IMF: Tariffs Do More Harm Than Good in Local Economies

Economic policies aimed at attaining an artificial export advantage through punitive tariffs hurt the countries that levy the penalties.

And surprisingly, the self-inflicted harm can be substantial even when trade partners do not retaliate with tariffs of their own, the Chief Economist of the International Monetary Fund (IMF), Maurice Obstfeld has said.

A longstanding challenge for the global economy is the possibility that some countries compete for export markets through artificially low prices, he said.

“Political leaders and pundits sometimes propose import tariffs to offset the supposed price advantages and exert pressure for policy changes abroad. What proponents often fail to realize is that such tariff policies, while certainly hurting their targets, can also be very costly at home. And surprisingly, the self-inflicted harm can be substantial even when trade partners do not retaliate with tariffs of their own,” Obstfeld argued.

The World Trade Organisation’s (WTO) Agreement on Subsidies and Countervailing Measures allows a country unilaterally to apply a countervailing duty on imports of a good whose production has been subsidised. Other policies that do not clearly fall under the strict WTO definition of a subsidy, including currency undervaluation and accompanying macroeconomic distortions, could also have a net effect of pushing export prices down, leading trade partners to cry foul.

“Who gains from the tariff? Because the United States is a large country, the tariff, if it does not provoke retaliation, raises the prices of US exports relative to its imports, allowing higher real consumption. These consumer benefits, though, are spread widely and possibly thinly and must be weighed against job losses.

“Producers for the domestic market who compete directly with emerging East Asia also are likely to gain, though all other import-competing industries and exporters lose. Matters are much worse in case of retaliation, because then, everyone loses.

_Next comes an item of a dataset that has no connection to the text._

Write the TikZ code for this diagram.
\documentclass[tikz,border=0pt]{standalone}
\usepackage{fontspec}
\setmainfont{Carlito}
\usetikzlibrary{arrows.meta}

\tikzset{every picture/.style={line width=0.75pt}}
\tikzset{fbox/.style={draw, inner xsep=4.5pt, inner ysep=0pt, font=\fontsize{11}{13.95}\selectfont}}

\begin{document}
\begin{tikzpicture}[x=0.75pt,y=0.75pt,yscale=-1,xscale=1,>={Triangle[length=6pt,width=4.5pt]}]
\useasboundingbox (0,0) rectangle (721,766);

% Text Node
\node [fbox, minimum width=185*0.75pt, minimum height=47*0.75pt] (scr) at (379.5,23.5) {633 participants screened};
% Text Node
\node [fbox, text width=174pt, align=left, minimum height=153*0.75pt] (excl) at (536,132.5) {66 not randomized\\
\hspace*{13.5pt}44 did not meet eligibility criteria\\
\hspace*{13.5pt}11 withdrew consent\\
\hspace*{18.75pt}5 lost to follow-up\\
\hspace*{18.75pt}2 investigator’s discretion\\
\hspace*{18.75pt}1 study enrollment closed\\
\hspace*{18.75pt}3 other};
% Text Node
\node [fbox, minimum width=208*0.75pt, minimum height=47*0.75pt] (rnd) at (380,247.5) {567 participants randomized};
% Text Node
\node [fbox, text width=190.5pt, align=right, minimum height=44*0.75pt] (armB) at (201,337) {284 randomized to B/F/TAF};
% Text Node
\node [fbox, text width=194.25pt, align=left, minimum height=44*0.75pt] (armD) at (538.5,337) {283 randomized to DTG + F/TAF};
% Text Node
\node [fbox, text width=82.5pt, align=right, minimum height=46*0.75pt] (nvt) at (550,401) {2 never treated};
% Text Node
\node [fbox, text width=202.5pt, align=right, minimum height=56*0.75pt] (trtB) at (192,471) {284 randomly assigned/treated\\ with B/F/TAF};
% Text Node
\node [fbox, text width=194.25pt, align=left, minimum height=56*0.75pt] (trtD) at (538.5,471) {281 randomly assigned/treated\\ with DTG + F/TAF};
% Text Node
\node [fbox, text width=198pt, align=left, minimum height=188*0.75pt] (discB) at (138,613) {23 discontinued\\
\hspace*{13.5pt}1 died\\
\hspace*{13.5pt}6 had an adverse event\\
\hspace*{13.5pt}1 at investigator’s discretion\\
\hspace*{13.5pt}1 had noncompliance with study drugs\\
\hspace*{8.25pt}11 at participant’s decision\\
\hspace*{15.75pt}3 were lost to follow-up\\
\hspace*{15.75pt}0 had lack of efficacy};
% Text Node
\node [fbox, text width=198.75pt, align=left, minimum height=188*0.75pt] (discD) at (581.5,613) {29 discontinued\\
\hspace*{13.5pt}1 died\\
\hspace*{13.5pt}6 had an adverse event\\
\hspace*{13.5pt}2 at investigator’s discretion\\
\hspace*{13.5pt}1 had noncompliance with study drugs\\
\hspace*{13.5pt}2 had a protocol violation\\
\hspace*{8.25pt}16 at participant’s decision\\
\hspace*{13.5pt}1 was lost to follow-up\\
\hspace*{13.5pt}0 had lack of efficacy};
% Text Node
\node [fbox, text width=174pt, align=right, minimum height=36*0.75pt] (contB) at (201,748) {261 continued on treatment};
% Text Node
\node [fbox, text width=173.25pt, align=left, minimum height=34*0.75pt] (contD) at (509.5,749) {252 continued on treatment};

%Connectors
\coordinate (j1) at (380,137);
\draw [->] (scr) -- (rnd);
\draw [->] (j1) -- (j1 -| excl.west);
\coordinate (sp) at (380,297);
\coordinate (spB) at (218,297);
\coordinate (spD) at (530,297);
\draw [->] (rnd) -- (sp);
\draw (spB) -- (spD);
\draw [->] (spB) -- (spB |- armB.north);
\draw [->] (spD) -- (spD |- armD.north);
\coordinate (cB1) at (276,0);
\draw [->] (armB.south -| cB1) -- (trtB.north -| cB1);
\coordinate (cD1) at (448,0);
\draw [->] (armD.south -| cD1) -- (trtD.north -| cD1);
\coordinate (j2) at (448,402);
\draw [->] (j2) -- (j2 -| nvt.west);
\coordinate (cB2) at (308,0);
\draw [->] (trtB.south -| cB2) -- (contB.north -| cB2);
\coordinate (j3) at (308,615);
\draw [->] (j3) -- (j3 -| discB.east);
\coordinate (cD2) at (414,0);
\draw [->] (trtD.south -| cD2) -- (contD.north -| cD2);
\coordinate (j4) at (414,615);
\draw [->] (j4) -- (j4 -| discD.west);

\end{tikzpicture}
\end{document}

“Economic policies aimed at attaining an artificial export advantage are a legitimate topic for international consultation and peer pressure. In some cases, unilateral retaliation is sanctioned by WTO rules.

“But those who promote “getting tough” with foreign trade partners through punitive tariffs should think carefully. It may be emotionally gratifying; it may boost specific industries; the threat may even frighten trade partners into changing their policies; but, ultimately, if carried out, such policies cause wider economic damage at home,” he added.